• _What is needed_
Line by line, repeat the data below exactly, beginning at the first line and ending at the line with "const sdTicks = [0, 5, 10];". Omit pictures.

• _Dataset content_
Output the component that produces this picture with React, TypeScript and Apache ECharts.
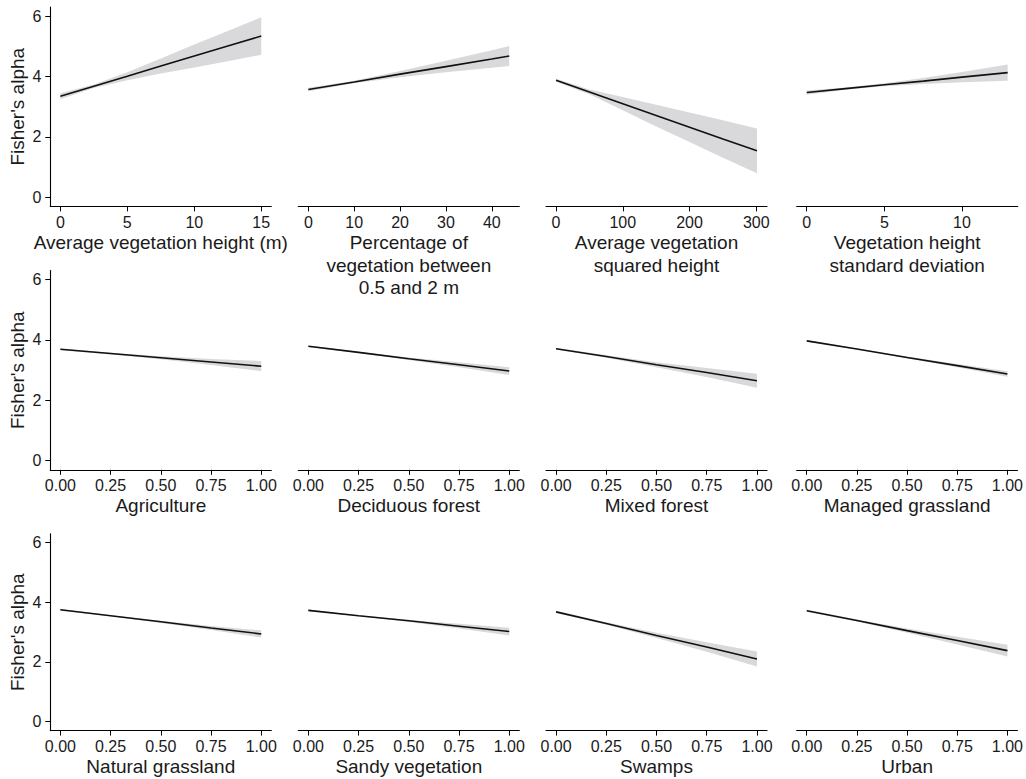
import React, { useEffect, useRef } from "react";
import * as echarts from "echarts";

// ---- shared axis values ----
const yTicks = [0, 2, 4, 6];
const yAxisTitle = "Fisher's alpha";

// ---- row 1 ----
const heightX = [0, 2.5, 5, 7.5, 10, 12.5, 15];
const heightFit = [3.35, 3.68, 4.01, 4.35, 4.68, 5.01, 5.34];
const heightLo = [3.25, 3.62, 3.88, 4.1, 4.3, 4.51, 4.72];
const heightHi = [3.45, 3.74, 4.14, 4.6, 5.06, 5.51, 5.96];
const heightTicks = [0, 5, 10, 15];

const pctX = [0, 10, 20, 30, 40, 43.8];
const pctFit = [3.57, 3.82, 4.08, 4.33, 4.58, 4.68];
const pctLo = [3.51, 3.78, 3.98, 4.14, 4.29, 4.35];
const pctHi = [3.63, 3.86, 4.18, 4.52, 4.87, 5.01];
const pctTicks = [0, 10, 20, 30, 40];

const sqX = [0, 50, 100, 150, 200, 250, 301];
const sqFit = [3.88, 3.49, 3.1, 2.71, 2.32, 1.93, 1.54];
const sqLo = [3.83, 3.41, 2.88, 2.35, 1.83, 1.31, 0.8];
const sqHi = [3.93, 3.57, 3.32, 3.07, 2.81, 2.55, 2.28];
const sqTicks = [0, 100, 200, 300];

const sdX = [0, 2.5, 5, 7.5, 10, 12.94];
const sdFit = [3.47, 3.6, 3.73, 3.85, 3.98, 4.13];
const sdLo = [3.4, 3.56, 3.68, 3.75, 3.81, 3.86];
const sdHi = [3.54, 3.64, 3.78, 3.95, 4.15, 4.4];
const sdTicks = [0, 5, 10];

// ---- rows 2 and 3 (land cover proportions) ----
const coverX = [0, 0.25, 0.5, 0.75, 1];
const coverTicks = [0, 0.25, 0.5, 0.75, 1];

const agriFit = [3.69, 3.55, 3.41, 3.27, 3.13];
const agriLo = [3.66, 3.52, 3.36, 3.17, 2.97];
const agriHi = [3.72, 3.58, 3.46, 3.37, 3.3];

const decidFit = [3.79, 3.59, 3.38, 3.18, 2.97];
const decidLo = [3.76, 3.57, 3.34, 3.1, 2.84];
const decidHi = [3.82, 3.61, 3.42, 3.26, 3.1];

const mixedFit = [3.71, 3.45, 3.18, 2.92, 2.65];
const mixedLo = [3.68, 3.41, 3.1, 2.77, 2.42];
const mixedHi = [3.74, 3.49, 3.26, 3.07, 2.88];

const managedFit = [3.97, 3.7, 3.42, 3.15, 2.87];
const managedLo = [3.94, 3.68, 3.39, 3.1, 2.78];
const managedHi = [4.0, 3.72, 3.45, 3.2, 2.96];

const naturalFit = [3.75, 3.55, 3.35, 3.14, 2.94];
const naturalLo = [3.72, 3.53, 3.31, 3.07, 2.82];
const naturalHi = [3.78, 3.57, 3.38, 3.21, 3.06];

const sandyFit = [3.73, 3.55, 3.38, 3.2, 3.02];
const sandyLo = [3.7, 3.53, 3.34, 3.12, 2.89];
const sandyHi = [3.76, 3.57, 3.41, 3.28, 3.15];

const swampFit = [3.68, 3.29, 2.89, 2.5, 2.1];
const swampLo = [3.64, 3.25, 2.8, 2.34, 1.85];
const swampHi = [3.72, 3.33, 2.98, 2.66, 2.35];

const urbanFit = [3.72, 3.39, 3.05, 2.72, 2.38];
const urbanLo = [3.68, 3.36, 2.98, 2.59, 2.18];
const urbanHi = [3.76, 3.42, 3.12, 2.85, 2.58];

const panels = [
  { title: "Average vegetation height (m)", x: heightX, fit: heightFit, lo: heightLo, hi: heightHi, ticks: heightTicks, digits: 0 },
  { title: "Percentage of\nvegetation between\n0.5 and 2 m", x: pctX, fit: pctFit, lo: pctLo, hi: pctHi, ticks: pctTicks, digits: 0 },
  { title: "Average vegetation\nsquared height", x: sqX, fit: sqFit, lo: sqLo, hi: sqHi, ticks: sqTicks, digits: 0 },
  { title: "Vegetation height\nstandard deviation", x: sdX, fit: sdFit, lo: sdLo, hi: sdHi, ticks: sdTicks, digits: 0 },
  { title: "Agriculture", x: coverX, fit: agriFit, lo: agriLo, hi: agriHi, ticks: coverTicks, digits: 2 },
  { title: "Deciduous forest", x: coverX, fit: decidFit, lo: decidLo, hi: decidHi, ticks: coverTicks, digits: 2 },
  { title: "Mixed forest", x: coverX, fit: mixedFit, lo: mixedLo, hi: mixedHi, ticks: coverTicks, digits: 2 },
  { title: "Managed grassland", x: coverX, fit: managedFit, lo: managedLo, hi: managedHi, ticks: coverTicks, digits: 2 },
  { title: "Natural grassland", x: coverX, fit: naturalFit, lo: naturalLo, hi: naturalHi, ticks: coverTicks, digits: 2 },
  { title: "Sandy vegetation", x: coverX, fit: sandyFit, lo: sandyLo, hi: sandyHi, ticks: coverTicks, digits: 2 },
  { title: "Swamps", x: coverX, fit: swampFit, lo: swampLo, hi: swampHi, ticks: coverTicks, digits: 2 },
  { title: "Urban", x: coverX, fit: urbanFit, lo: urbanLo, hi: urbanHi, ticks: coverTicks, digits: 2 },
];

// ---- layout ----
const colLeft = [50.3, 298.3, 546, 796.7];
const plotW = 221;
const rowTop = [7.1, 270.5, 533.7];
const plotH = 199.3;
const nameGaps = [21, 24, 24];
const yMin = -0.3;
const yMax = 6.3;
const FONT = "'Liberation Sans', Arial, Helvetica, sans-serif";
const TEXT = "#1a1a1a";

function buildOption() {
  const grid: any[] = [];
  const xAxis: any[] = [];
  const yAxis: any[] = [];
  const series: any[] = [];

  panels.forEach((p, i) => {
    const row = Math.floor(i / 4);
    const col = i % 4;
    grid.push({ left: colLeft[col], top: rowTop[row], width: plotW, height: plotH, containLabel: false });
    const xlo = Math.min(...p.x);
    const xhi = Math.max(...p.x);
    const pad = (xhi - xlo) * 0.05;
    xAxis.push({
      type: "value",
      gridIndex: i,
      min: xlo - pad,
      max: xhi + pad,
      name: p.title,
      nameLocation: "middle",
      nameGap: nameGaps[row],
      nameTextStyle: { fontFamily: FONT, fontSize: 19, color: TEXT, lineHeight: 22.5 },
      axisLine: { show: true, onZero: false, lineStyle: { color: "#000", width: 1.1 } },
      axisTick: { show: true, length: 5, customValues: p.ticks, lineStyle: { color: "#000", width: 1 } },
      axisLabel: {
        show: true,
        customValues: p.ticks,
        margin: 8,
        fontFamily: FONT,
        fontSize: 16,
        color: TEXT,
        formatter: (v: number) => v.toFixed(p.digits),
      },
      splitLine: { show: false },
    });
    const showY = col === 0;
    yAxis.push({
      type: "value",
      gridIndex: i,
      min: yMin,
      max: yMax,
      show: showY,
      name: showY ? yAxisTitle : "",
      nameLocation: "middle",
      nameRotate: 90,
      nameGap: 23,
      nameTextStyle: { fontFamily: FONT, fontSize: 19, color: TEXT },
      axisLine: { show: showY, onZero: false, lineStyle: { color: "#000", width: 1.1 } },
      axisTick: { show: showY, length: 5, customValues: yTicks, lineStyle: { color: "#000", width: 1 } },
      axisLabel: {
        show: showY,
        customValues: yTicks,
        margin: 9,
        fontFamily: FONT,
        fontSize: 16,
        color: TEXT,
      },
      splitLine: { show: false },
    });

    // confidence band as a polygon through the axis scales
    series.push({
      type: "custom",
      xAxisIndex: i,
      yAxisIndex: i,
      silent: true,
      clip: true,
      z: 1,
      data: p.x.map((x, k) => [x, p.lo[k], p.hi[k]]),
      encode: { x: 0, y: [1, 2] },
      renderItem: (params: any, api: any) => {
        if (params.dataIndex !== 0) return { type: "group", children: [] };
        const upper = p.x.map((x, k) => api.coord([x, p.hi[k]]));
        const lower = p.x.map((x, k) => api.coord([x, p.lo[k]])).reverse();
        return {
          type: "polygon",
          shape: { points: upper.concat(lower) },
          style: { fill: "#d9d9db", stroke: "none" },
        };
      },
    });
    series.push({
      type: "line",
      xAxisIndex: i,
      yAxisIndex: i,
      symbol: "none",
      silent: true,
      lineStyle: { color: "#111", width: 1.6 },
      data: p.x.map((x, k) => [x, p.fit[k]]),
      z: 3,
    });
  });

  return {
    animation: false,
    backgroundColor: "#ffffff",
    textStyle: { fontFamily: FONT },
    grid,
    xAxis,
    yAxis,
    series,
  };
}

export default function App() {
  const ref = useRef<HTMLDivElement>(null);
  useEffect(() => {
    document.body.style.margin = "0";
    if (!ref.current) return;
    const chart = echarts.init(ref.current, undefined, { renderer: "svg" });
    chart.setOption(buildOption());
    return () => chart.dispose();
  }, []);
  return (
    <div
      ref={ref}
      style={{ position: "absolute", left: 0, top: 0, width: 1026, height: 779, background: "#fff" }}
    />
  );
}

• _Finished answer_
Output the component that produces this picture with React, TypeScript and Apache ECharts.
import React, { useEffect, useRef } from "react";
import * as echarts from "echarts";

// ---- shared axis values ----
const yTicks = [0, 2, 4, 6];
const yAxisTitle = "Fisher's alpha";

// ---- row 1 ----
const heightX = [0, 2.5, 5, 7.5, 10, 12.5, 15];
const heightFit = [3.35, 3.68, 4.01, 4.35, 4.68, 5.01, 5.34];
const heightLo = [3.25, 3.62, 3.88, 4.1, 4.3, 4.51, 4.72];
const heightHi = [3.45, 3.74, 4.14, 4.6, 5.06, 5.51, 5.96];
const heightTicks = [0, 5, 10, 15];

const pctX = [0, 10, 20, 30, 40, 43.8];
const pctFit = [3.57, 3.82, 4.08, 4.33, 4.58, 4.68];
const pctLo = [3.51, 3.78, 3.98, 4.14, 4.29, 4.35];
const pctHi = [3.63, 3.86, 4.18, 4.52, 4.87, 5.01];
const pctTicks = [0, 10, 20, 30, 40];

const sqX = [0, 50, 100, 150, 200, 250, 301];
const sqFit = [3.88, 3.49, 3.1, 2.71, 2.32, 1.93, 1.54];
const sqLo = [3.83, 3.41, 2.88, 2.35, 1.83, 1.31, 0.8];
const sqHi = [3.93, 3.57, 3.32, 3.07, 2.81, 2.55, 2.28];
const sqTicks = [0, 100, 200, 300];

const sdX = [0, 2.5, 5, 7.5, 10, 12.94];
const sdFit = [3.47, 3.6, 3.73, 3.85, 3.98, 4.13];
const sdLo = [3.4, 3.56, 3.68, 3.75, 3.81, 3.86];
const sdHi = [3.54, 3.64, 3.78, 3.95, 4.15, 4.4];
const sdTicks = [0, 5, 10];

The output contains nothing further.